Among planetary scientists, there is some feeling that NASA has slighted other planets for Mars, Grinspoon says. Venus is closer than Mars and has its own bizarre atmosphere, for example, and Jupiter's icy moons are a priority for planetary scientists.

"And the impression I get is that NASA headquarters is aware of the concern," he says. "Of course, against the backdrop of huge financial challenges agency-wide, managers there are stuck between a rock and a hard place in making exploration decisions."

Space scientist Lennard Fisk of the University of Michigan, who heads the National Resource Council's Space Studies Board, says, "NASA's programs are inconsistent with the budget the agency possesses."

Last year, the board said NASA hasn't spent enough on other programs, such as the Deep Space Network, which facilitates communications with satellites via high-powered antennas placed around the world.
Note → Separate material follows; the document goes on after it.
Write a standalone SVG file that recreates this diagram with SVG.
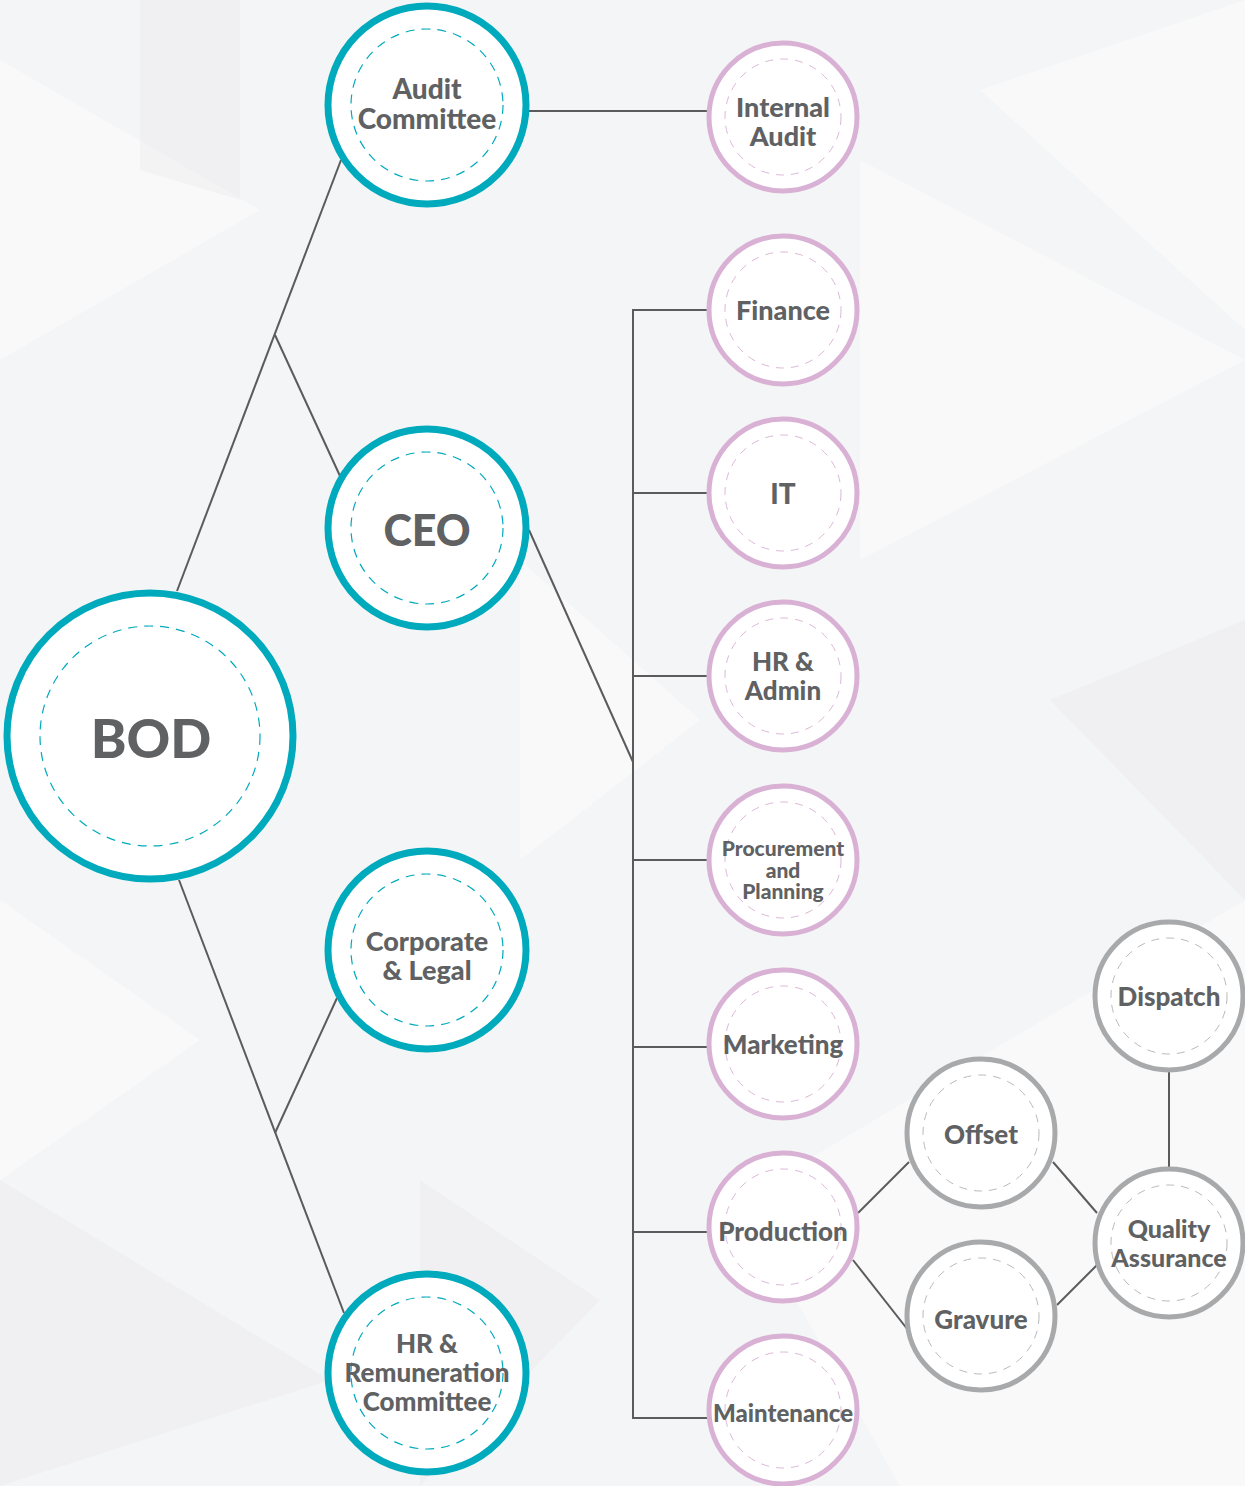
<svg xmlns="http://www.w3.org/2000/svg" width="1245" height="1486" viewBox="0 0 1245 1486">
<style>
.bg{fill:#f4f5f6}
.tri{fill:#ffffff;opacity:0.45}
.tri2{fill:#ebeced;opacity:0.45}
.link{stroke:#5b5b5d;stroke-width:2;fill:none}
.teal{fill:#ffffff;stroke:#00aabd;stroke-width:7}
.tealIn{fill:none;stroke:#00aabd;stroke-width:1.2;stroke-dasharray:9 7}
.pink{fill:#ffffff;stroke:#d9b1d5;stroke-width:5}
.pinkIn{fill:none;stroke:#dcb8d8;stroke-width:1;stroke-dasharray:8 7}
.grey{fill:#ffffff;stroke:#a8a9ab;stroke-width:5}
.greyIn{fill:none;stroke:#b9babc;stroke-width:1;stroke-dasharray:8 7}
text{font-family:Lato,"Liberation Sans",sans-serif;font-weight:900;fill:#606163;text-anchor:middle}
</style>
<rect class="bg" x="0" y="0" width="1245" height="1486"/>
<g id="background">
<polygon class="tri" points="0,60 260,210 0,360"/>
<polygon class="tri2" points="140,0 240,0 240,200 140,170"/>
<polygon class="tri" points="980,90 1245,0 1245,330"/>
<polygon class="tri" points="860,160 1245,360 860,560"/>
<polygon class="tri2" points="1050,700 1245,620 1245,900"/>
<polygon class="tri" points="0,900 200,1040 0,1180"/>
<polygon class="tri2" points="0,1180 330,1380 0,1486"/>
<polygon class="tri" points="740,1200 1245,900 1245,1486 900,1486"/>
<polygon class="tri2" points="420,1180 600,1300 420,1486"/>
<polygon class="tri" points="520,560 700,720 520,860"/>
</g>
<g id="connectors">
<line class="link" x1="177" y1="591" x2="341" y2="160"/>
<line class="link" x1="275" y1="335" x2="340" y2="476"/>
<line class="link" x1="179" y1="880" x2="344" y2="1313"/>
<line class="link" x1="275" y1="1133" x2="337" y2="998"/>
<line class="link" x1="529" y1="111" x2="707" y2="111"/>
<line class="link" x1="529" y1="530" x2="633" y2="762"/>
<polyline class="link" points="707,310 633,310 633,1418 707,1418"/>
<line class="link" x1="633" y1="493" x2="707" y2="493"/>
<line class="link" x1="633" y1="676" x2="707" y2="676"/>
<line class="link" x1="633" y1="860" x2="707" y2="860"/>
<line class="link" x1="633" y1="1047" x2="707" y2="1047"/>
<line class="link" x1="633" y1="1232" x2="707" y2="1232"/>
<line class="link" x1="858" y1="1213" x2="909" y2="1162"/>
<line class="link" x1="853" y1="1260" x2="908" y2="1330"/>
<line class="link" x1="1053" y1="1162" x2="1097" y2="1213"/>
<line class="link" x1="1057" y1="1305" x2="1097" y2="1265"/>
<line class="link" x1="1169" y1="1072" x2="1169" y2="1167"/>
</g>
<g id="bod">
<circle class="teal" cx="150" cy="736" r="143"/>
<circle class="tealIn" cx="150" cy="736" r="110"/>
<text x="151" y="758" font-size="54">BOD</text>
</g>
<g id="audit-committee">
<circle class="teal" cx="427" cy="105" r="99"/>
<circle class="tealIn" cx="427" cy="105" r="76"/>
<text x="427" y="99" font-size="28">Audit</text>
<text x="427" y="129" font-size="28">Committee</text>
</g>
<g id="ceo">
<circle class="teal" cx="427" cy="528" r="99"/>
<circle class="tealIn" cx="427" cy="528" r="76"/>
<text x="427" y="546" font-size="43">CEO</text>
</g>
<g id="corporate-legal">
<circle class="teal" cx="427" cy="950" r="99"/>
<circle class="tealIn" cx="427" cy="950" r="76"/>
<text x="427" y="951" font-size="27">Corporate</text>
<text x="427" y="980" font-size="27">&amp; Legal</text>
</g>
<g id="hr-remuneration">
<circle class="teal" cx="427" cy="1373" r="99"/>
<circle class="tealIn" cx="427" cy="1373" r="76"/>
<text x="427" y="1353" font-size="26">HR &amp;</text>
<text x="427" y="1382" font-size="26">Remuneration</text>
<text x="427" y="1411" font-size="26">Committee</text>
</g>
<g id="internal-audit">
<circle class="pink" cx="783" cy="117" r="74"/>
<circle class="pinkIn" cx="783" cy="117" r="58"/>
<text x="783" y="117" font-size="27">Internal</text>
<text x="783" y="146" font-size="27">Audit</text>
</g>
<g id="finance">
<circle class="pink" cx="783" cy="310" r="74"/>
<circle class="pinkIn" cx="783" cy="310" r="58"/>
<text x="783" y="320" font-size="27">Finance</text>
</g>
<g id="it">
<circle class="pink" cx="783" cy="493" r="74"/>
<circle class="pinkIn" cx="783" cy="493" r="58"/>
<text x="783" y="504" font-size="28">IT</text>
</g>
<g id="hr-admin">
<circle class="pink" cx="783" cy="676" r="74"/>
<circle class="pinkIn" cx="783" cy="676" r="58"/>
<text x="783" y="671" font-size="26">HR &amp;</text>
<text x="783" y="700" font-size="26">Admin</text>
</g>
<g id="procurement">
<circle class="pink" cx="783" cy="860" r="74"/>
<circle class="pinkIn" cx="783" cy="860" r="58"/>
<text x="783" y="856" font-size="21">Procurement</text>
<text x="783" y="878" font-size="21">and</text>
<text x="783" y="899" font-size="21">Planning</text>
</g>
<g id="marketing">
<circle class="pink" cx="783" cy="1044" r="74"/>
<circle class="pinkIn" cx="783" cy="1044" r="58"/>
<text x="783" y="1054" font-size="26">Marketing</text>
</g>
<g id="production">
<circle class="pink" cx="783" cy="1227" r="74"/>
<circle class="pinkIn" cx="783" cy="1227" r="58"/>
<text x="783" y="1241" font-size="26">Production</text>
</g>
<g id="maintenance">
<circle class="pink" cx="783" cy="1410" r="74"/>
<circle class="pinkIn" cx="783" cy="1410" r="58"/>
<text x="783" y="1422" font-size="24">Maintenance</text>
</g>
<g id="offset">
<circle class="grey" cx="981" cy="1133" r="74"/>
<circle class="greyIn" cx="981" cy="1133" r="58"/>
<text x="981" y="1144" font-size="26">Offset</text>
</g>
<g id="gravure">
<circle class="grey" cx="981" cy="1316" r="74"/>
<circle class="greyIn" cx="981" cy="1316" r="58"/>
<text x="981" y="1329" font-size="26">Gravure</text>
</g>
<g id="quality-assurance">
<circle class="grey" cx="1169" cy="1243" r="74"/>
<circle class="greyIn" cx="1169" cy="1243" r="58"/>
<text x="1169" y="1238" font-size="25">Quality</text>
<text x="1169" y="1267" font-size="25">Assurance</text>
</g>
<g id="dispatch">
<circle class="grey" cx="1169" cy="996" r="74"/>
<circle class="greyIn" cx="1169" cy="996" r="58"/>
<text x="1169" y="1006" font-size="26">Dispatch</text>
</g>
</svg>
Fisk sees "a mismatch between what NASA is being asked to do and the resources it has for space science. There's going to be a train wreck at some point." If NASA keeps deferring missions such as the Mars sample-return probe, he contends, the costs to keep the programs alive will eat into the budget without providing the science needed for future exploration. His reservations aside, Fisk states, "Any country that can spend $800 billion on a war in Iraq can afford a space program." NASA's entire $17 billion budget, he notes, equals the exploration tax breaks given to oil companies every year.

"The real problem is that NASA needs to be tied to a real, overriding national priority," he says, such as protecting the planet from asteroids or controlling global warming. "Otherwise, NASA will just limp along."